Так что первое время работать было тяжело. Прибавьте к этому мое неопределенное, межеумочное положение в больнице. Отсутствие четких обязанностей. И работу свою я теперь любила по-новому — смиренно, сомневаясь в себе. Без азарта прежнего, без запоя, без трепета. Просто ходила — и все.
Сына Митю — теперь уже врача — я видела редко. Работал в другой больнице, на окраине. Правда, город не велик, но расстояние порядочное. Занят был по горло — дежурства, дежурства... Иногда все-таки выбирал время, заходил ко мне. Я поила его чаем в кухне, все еще не ставшей моей. Суховат, точен, немногословен. Видимо, неплохой специалист. Иногда даже помогал мне советом. Но улыбки его не было — Митиной улыбки, которую я так любила... Порой хотелось попросить: да улыбнись же!
Они с Люсей и двумя девочками жили теперь в моей бывшей комнате. В моей бывшей квартире, которая все больше становилась не моей, Люсиной. Только кариатиды да мраморная лестница оставались прежними; внутри — все другое. Девочки — Нюра и Шура — миленькие, но застенчивые. Меня дичились.
— Мама, это временно, — не уставал повторять Митя. — В любую минуту, если тебе будет там плохо, мы твою комнату освободим.
Не понимал, что мне не «там» плохо, а вообще. Где бы то ни было. С самой собой плохо.
Валюн с Наташей по-прежнему обитали во второй, бывшей «мальчишьей», комнате. Как-то случайно дверь туда осталась открытой, и я, проходя, ужаснулась. Это уже не беспорядок, а помешательство. Кучи обуви, одежды, куски хлеба, грязная посуда. Никогда не убираемые постели...
Самих «молодых» я видела редко. Валюн — чужой, уже не говоря о ней. Жили по-прежнему, как птицы небесные. Ссорились, мирились, пропадали, появлялись, нигде не учились, нигде не работали...
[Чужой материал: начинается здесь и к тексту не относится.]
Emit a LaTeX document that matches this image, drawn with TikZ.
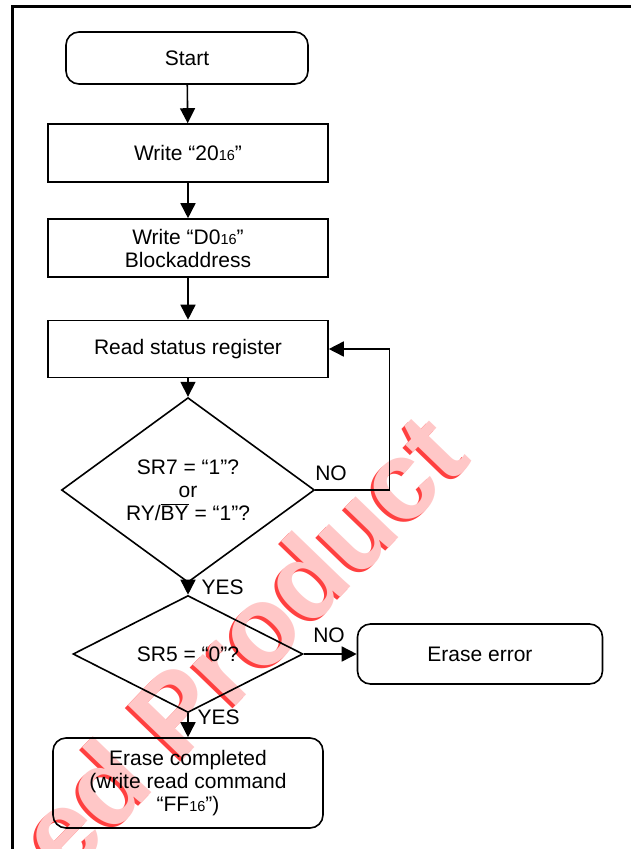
\documentclass[tikz,border=0pt]{standalone}
\usepackage{fontspec}
\setmainfont{Liberation Sans}
\usetikzlibrary{arrows.meta,shapes.geometric,calc}
\newcommand{\hexsub}[1]{#1{\fontsize{14.5}{14.5}\selectfont 16}}

\begin{document}
\begin{tikzpicture}[x=1pt, y=-1pt,
    every node/.style={font=\fontsize{21}{23}\selectfont},
    box/.style={draw, line width=1.6pt, minimum width=280pt, minimum height=58pt, align=center, inner sep=0pt},
    term/.style={box, rounded corners=13pt},
    decision/.style={draw, diamond, line width=1.6pt, align=center, inner sep=0pt},
    flow/.style={line width=1.6pt, -{Triangle[length=15pt, width=15pt]}},
    wmark/.style={rotate=46, font=\fontsize{112}{112}\bfseries\selectfont}]
  \useasboundingbox (0,0) rectangle (631,849);
  \clip (0,0) rectangle (631,849);

  % watermark
  \node (wmshade) [wmark, text=red!75] at (238,646) {ed Product};
  \node (wm) [wmark, text=red!22] at (241,643) {ed Product};

  % frame
  \draw[line width=3pt] (12,849) -- (12,6) -- (631,6);

  % steps
  \node (start) [term, minimum width=242pt, minimum height=52pt] at (187,58) {Start};
  \node (w20) [box] at (188,153) {Write “\hexsub{20}”};
  \node (wd0) [box] at (188,248) {Write “\hexsub{D0}”\\Blockaddress};
  \node (rsr) [box, minimum height=57pt] at (188,349) {Read status register};
  \node (dec1) [decision, minimum width=253pt, minimum height=156pt] at (188,490)
    {SR7 = “1”?\\or\\RY/$\overline{\hbox{BY}}$ = “1”?};
  \node (dec2) [decision, minimum width=230pt, minimum height=92pt] at (188,654) {SR5 = “0”?};
  \node (err) [term, minimum width=245pt, minimum height=60pt] at (480,654) {Erase error};
  \node (done) [term, minimum width=270pt, minimum height=90pt] at (188,783)
    {Erase completed\\(write read command\\“\hexsub{FF}”)};

  % connectors
  \draw[flow] (start) -- (w20);
  \draw[flow] (w20) -- (wd0);
  \draw[flow] (wd0) -- (rsr);
  \draw[flow] (rsr) -- (dec1);
  \draw[flow] (dec1) -- (dec2);
  \draw[flow] (dec2) -- (done);
  \draw[flow] (dec2) -- (err);
  \draw[flow] (dec1.east) -- ++(74,0) |- (rsr.east);

  % branch labels
  \node (no1) at (331,473) {NO};
  \node (yes1) [anchor=west] at (198,587) {YES};
  \node (no2) at (329,635) {NO};
  \node (yes2) [anchor=west] at (194,717) {YES};
\end{tikzpicture}
\end{document}
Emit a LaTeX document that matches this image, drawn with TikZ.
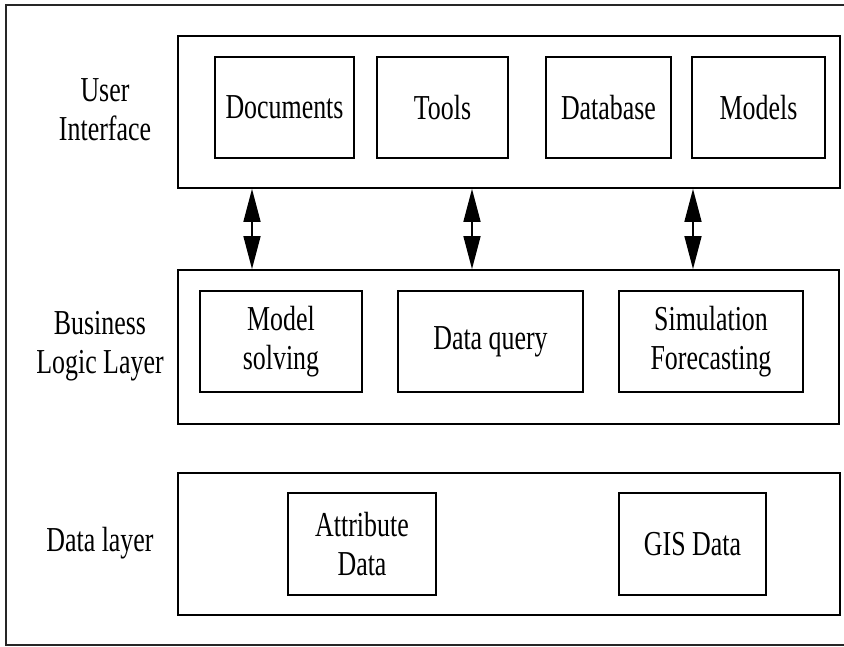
\documentclass[tikz,border=0pt]{standalone}
\usepackage{fontspec}
\setmainfont{Liberation Serif}[FakeStretch=0.74]
\usetikzlibrary{arrows.meta}
\tikzset{
  box/.style={draw, line width=1.8pt, rectangle, inner sep=0pt, align=center,
    font=\fontsize{35}{39}\selectfont},
  lbl/.style={inner sep=0pt, align=center, font=\fontsize{35}{39}\selectfont},
  dblarrow/.style={line width=1.6pt,
    {Triangle[length=33pt,width=17pt]}-{Triangle[length=33pt,width=17pt]}}
}
\begin{document}
\begin{tikzpicture}[x=1pt,y=1pt]
\useasboundingbox (0,0) rectangle (844,646);
% outer frame (right side runs off the picture)
\draw[line width=1.1pt, black!85] (850,641) -- (6,641) -- (6,1) -- (850,1);

% layers
\node[box, minimum width=662pt, minimum height=152pt] (ui) at (509,534) {};
\node[box, minimum width=661pt, minimum height=154pt] (bll) at (508.5,299) {};
\node[box, minimum width=662pt, minimum height=142pt] (dl) at (509,102) {};

% UI boxes
\node[box, minimum width=139pt, minimum height=101pt] (docs) at (284.5,538.5) {Documents};
\node[box, minimum width=131pt, minimum height=101pt] (tools) at (442.5,538.5) {Tools};
\node[box, minimum width=125pt, minimum height=101pt] (db) at (608.5,538.5) {Database};
\node[box, minimum width=133pt, minimum height=101pt] (models) at (758.5,538.5) {Models};

% BLL boxes
\node[box, minimum width=162pt, minimum height=101pt] (ms) at (281,304.5) {Model\\solving};
\node[box, minimum width=185pt, minimum height=101pt] (dq) at (490.5,304.5) {Data query};
\node[box, minimum width=184pt, minimum height=101pt] (sf) at (711,304.5) {Simulation\\Forecasting};

% Data boxes
\node[box, minimum width=148pt, minimum height=102pt] (attr) at (362,102) {Attribute\\Data};
\node[box, minimum width=147pt, minimum height=102pt] (gis) at (692.5,102) {GIS Data};

% labels
\node[lbl] (uil) at (105,536) {User\\Interface};
\node[lbl] (bllL) at (100,300) {Business\\Logic Layer};
\node[lbl] (dll) at (100,103) {Data layer};

% arrows
\coordinate (a1) at (252,0);
\coordinate (a2) at (472,0);
\coordinate (a3) at (693,0);
\draw[dblarrow] (a1 |- ui.south) -- (a1 |- bll.north);
\draw[dblarrow] (a2 |- ui.south) -- (a2 |- bll.north);
\draw[dblarrow] (a3 |- ui.south) -- (a3 |- bll.north);
\end{tikzpicture}
\end{document}
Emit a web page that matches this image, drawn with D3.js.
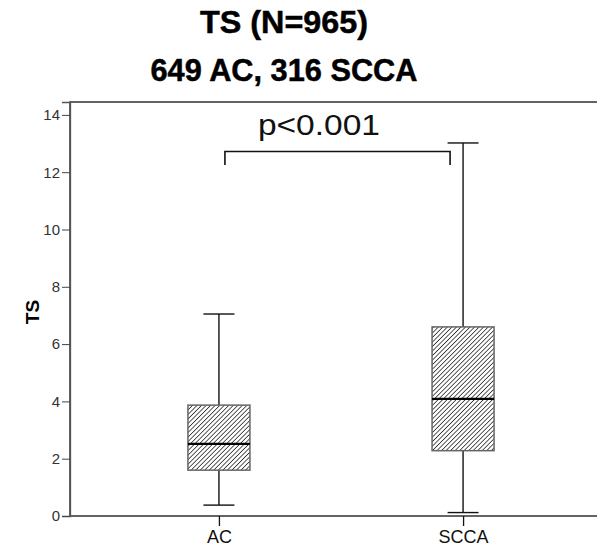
<!DOCTYPE html>
<html><head><meta charset="utf-8">
<script src="https://cdn.jsdelivr.net/npm/d3@7"></script>
<style>body{margin:0;background:#fff}svg{display:block}</style>
</head><body>
<script>
const categories = ["AC", "SCCA"];
const whiskerLow = [0.38, 0.12];
const q1 = [1.6, 2.28];
const median = [2.52, 4.09];
const q3 = [3.87, 6.6];
const whiskerHigh = [7.05, 13.02];
const yTicks = [0, 2, 4, 6, 8, 10, 12, 14];
const titleLines = ["TS (N=965)", "649 AC, 316 SCCA"];
const yLabel = "TS";
const pText = "p<0.001";
const bracketY = [12.72, 12.25];

(function () {
const W = 597, H = 551;
const svg = d3.select("body").append("svg").attr("width", W).attr("height", H);

const defs = svg.append("defs");
const pat = defs.append("pattern").attr("id", "hatch").attr("patternUnits", "userSpaceOnUse")
  .attr("width", 3.2).attr("height", 3.2).attr("patternTransform", "rotate(45)");
pat.append("rect").attr("width", 3.2).attr("height", 3.2).attr("fill", "#fff");
pat.append("line").attr("x1", 0).attr("y1", 0).attr("x2", 0).attr("y2", 3.2)
  .attr("stroke", "#222").attr("stroke-width", 1.5);

const mLeft = 70, mRight = 612, mTop = 102, mBottom = 516;
const x = d3.scalePoint().domain(categories).range([mLeft, mRight]).padding(0.61);
const y = d3.scaleLinear().domain([0, 14.45]).range([mBottom, mTop]);

// frame
svg.append("rect").attr("x", mLeft).attr("y", mTop).attr("width", mRight - mLeft).attr("height", mBottom - mTop)
  .attr("fill", "none").attr("stroke", "#111").attr("stroke-width", 1.3);

// y axis
const yAxis = svg.append("g").attr("transform", `translate(${mLeft},0)`)
  .call(d3.axisLeft(y).tickValues(yTicks).tickSize(8).tickPadding(2).tickFormat(d3.format("d")));
yAxis.select(".domain").attr("stroke", "#555").attr("stroke-width", 1.3);
yAxis.selectAll(".tick line").attr("stroke", "#444");
yAxis.selectAll(".tick text").attr("font-family", "Liberation Sans, Arial, sans-serif")
  .attr("font-size", 15).attr("fill", "#333");

// x axis
const xAxis = svg.append("g").attr("transform", `translate(0,${mBottom})`)
  .call(d3.axisBottom(x).tickSize(10).tickPadding(4));
xAxis.select(".domain").remove();
xAxis.selectAll(".tick line").attr("stroke", "#111").attr("stroke-width", 1.3);
xAxis.selectAll(".tick text").attr("font-family", "Liberation Sans, Arial, sans-serif")
  .attr("font-size", 18).attr("fill", "#111");

// boxes
const boxW = 62, capW = 31;
const g = svg.append("g");
categories.forEach((c, i) => {
  const cx = x(c);
  g.append("line").attr("x1", cx).attr("x2", cx).attr("y1", y(whiskerLow[i])).attr("y2", y(q1[i]))
    .attr("stroke", "#111").attr("stroke-width", 1.4);
  g.append("line").attr("x1", cx).attr("x2", cx).attr("y1", y(q3[i])).attr("y2", y(whiskerHigh[i]))
    .attr("stroke", "#111").attr("stroke-width", 1.4);
  g.append("line").attr("x1", cx - capW / 2).attr("x2", cx + capW / 2).attr("y1", y(whiskerLow[i])).attr("y2", y(whiskerLow[i]))
    .attr("stroke", "#111").attr("stroke-width", 1.4);
  g.append("line").attr("x1", cx - capW / 2).attr("x2", cx + capW / 2).attr("y1", y(whiskerHigh[i])).attr("y2", y(whiskerHigh[i]))
    .attr("stroke", "#111").attr("stroke-width", 1.4);
  g.append("rect").attr("x", cx - boxW / 2).attr("y", y(q3[i])).attr("width", boxW).attr("height", y(q1[i]) - y(q3[i]))
    .attr("fill", "url(#hatch)").attr("stroke", "#666").attr("stroke-width", 1.5);
  g.append("line").attr("x1", cx - boxW / 2).attr("x2", cx + boxW / 2).attr("y1", y(median[i])).attr("y2", y(median[i]))
    .attr("stroke", "#000").attr("stroke-width", 2.2);
});

// significance bracket
const bx1 = x(categories[0]) + 6, bx2 = x(categories[1]) - 13;
svg.append("path")
  .attr("d", `M${bx1},${y(bracketY[1])}V${y(bracketY[0])}H${bx2}V${y(bracketY[1])}`)
  .attr("fill", "none").attr("stroke", "#111").attr("stroke-width", 1.6);
svg.append("text").attr("x", bx1 + 33).attr("y", y(bracketY[0]) - 17)
  .attr("font-family", "Liberation Sans, Arial, sans-serif").attr("font-size", 29)
  .attr("textLength", 122).attr("lengthAdjust", "spacingAndGlyphs")
  .attr("fill", "#111").text(pText);

// title
const tl = [168, 267];
[33, 81].forEach((by, i) => {
  svg.append("text").attr("x", 284).attr("y", by).attr("text-anchor", "middle")
    .attr("font-family", "Liberation Sans, Arial, sans-serif").attr("font-weight", "bold").attr("font-size", 32)
    .attr("textLength", tl[i]).attr("lengthAdjust", "spacingAndGlyphs")
    .attr("stroke", "#000").attr("stroke-width", 0.5)
    .attr("fill", "#000").text(titleLines[i]);
});

// y label
svg.append("text").attr("transform", `translate(39,${(mTop + mBottom) / 2 + 3}) rotate(-90)`)
  .attr("text-anchor", "middle").attr("font-family", "Liberation Sans, Arial, sans-serif")
  .attr("font-weight", "bold").attr("font-size", 19).attr("fill", "#000").text(yLabel);
})();
</script>
</body></html>
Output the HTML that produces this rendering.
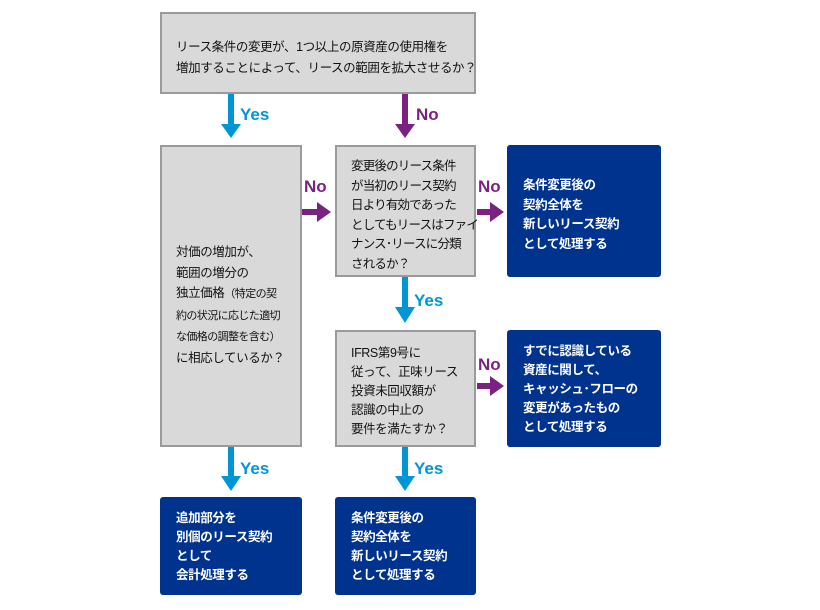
<!DOCTYPE html>
<html><head><meta charset="utf-8"><style>
body{margin:0;width:820px;height:610px;background:#fff;position:relative;overflow:hidden;font-family:"Liberation Sans","Noto Sans CJK JP",sans-serif}
.b{position:absolute;box-sizing:border-box;white-space:nowrap;letter-spacing:-0.4px}
.g{background:#d9d9d9;border:2px solid #9a9a9a;color:#111;font-size:12.5px;line-height:19.5px}
.d{background:#00338d;border-radius:3px;color:#fff;font-weight:bold;font-size:12.5px;line-height:19.5px}
.l{position:absolute;font-weight:bold;font-size:17px}
.y{color:#0096d6}.n{color:#7a2182}
svg{position:absolute;left:0;top:0}
</style></head><body>
<svg width="820" height="610">
<g fill="#0096d6">
<rect x="228" y="93" width="6" height="33"/><polygon points="221,124 241,124 231,138"/>
<rect x="402" y="277" width="6" height="32"/><polygon points="395,307 415,307 405,323"/>
<rect x="228" y="447" width="6" height="30"/><polygon points="221,476 241,476 231,491"/>
<rect x="402" y="447" width="6" height="30"/><polygon points="395,476 415,476 405,491"/>
</g>
<g fill="#7a2182">
<rect x="402" y="93" width="6" height="33"/><polygon points="395,124 415,124 405,138"/>
<rect x="301" y="209" width="18" height="6"/><polygon points="317,202 317,222 331,212"/>
<rect x="477" y="209" width="15" height="6"/><polygon points="490,202 490,222 504,212"/>
<rect x="477" y="383" width="15" height="6"/><polygon points="490,376 490,396 504,386"/>
</g>
</svg>
<div class="b g" style="left:160px;top:12px;width:316px;height:82px;padding:23px 0 0 14px;line-height:21px">リース条件の変更が、1つ以上の原資産の使用権を<br>増加することによって、リースの範囲を拡大させるか？</div>
<div class="l y" style="left:240px;top:105px">Yes</div>
<div class="l n" style="left:416px;top:105px">No</div>
<div class="b g" style="left:160px;top:145px;width:142px;height:302px;padding:95px 0 0 14px;line-height:20.5px">対価の増加が、<br>範囲の増分の<br>独立価格<span style="font-size:11px;letter-spacing:-0.6px">（特定の契<br>約の状況に応じた適切<br>な価格の調整を含む）</span><br>に相応しているか？</div>
<div class="l n" style="left:304px;top:177px">No</div>
<div class="b g" style="left:335px;top:145px;width:141px;height:132px;padding:10px 0 0 14px;letter-spacing:-0.8px">変更後のリース条件<br>が当初のリース契約<br>日より有効であった<br>としてもリースはファイ<br>ナンス･リースに分類<br>されるか？</div>
<div class="l n" style="left:478px;top:177px">No</div>
<div class="b d" style="left:507px;top:145px;width:154px;height:132px;padding:31px 0 0 16px">条件変更後の<br>契約全体を<br>新しいリース契約<br>として処理する</div>
<div class="l y" style="left:414px;top:291px">Yes</div>
<div class="b g" style="left:335px;top:330px;width:141px;height:117px;padding:12px 0 0 14px;line-height:19px">IFRS第9号に<br>従って、正味リース<br>投資未回収額が<br>認識の中止の<br>要件を満たすか？</div>
<div class="l n" style="left:478px;top:355px">No</div>
<div class="b d" style="left:507px;top:330px;width:154px;height:117px;padding:12px 0 0 16px;line-height:19px">すでに認識している<br>資産に関して、<br>キャッシュ･フローの<br>変更があったもの<br>として処理する</div>
<div class="l y" style="left:240px;top:459px">Yes</div>
<div class="l y" style="left:414px;top:459px">Yes</div>
<div class="b d" style="left:160px;top:497px;width:142px;height:98px;padding:12px 0 0 16px;line-height:19px">追加部分を<br>別個のリース契約<br>として<br>会計処理する</div>
<div class="b d" style="left:335px;top:497px;width:141px;height:98px;padding:12px 0 0 16px;line-height:19px">条件変更後の<br>契約全体を<br>新しいリース契約<br>として処理する</div>
</body></html>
«Что же ты их не призовешь к порядку?» — спрашивала я Митю. Он только рукой махал. Мою денежную помощь отвергал категорически: «Сам теперь зарабатываю». — «Много ли?» — «Пока хватает».
Люся тоже отказывалась от денег: «Что вы, Кира Петровна! Все равно мы с Дмитрием Борисычем собирались комнату снимать!» Ходила ко мне раз в неделю делать большую уборку (мне с костылями не под силу). Была немногословна, сдержанна.
Так все и шло. Не то чтобы хорошо, но и не совсем плохо. Временно.
Настоящего дома у меня не было. Было жилье. Был хозяин жилья, Чагин, всегда вежливый, внимательный, до крайности ненавязчивый. Обедали мы порознь — в больнице или в соседней пельменной. Но по вечерам пили чай по-домашнему, в кухне за круглым столом, под сенью молочно-матового абажура с бисерной бахромой. «Еще родительский, — сказал как-то Чагин, — помню его сколько себя». Как мог этот абажур сохраниться? Ведь война была, оккупация? Удивилась, но ни о чем не спросила. Его жизнь, его абажур. Его прошлое. Ни о чем таком речи не заходило. Как только разговор грозил туда соскользнуть, Глеб Евгеньевич властно его останавливал. Сегодняшний день — пожалуйста. Моя жизнь — сколько угодно. Его жизнь — ну нет.
О плате за комнату — «по улыбке в день» — он не вспоминал, а я тем более. Был властен, внушителен, даже загадочен со своим оранжевым, из-под крутых век, немигающим взором. При нем я себя чувствовала в высшей степени «по ту», а не «по эту» сторону преграды. Я — больная, он — врач.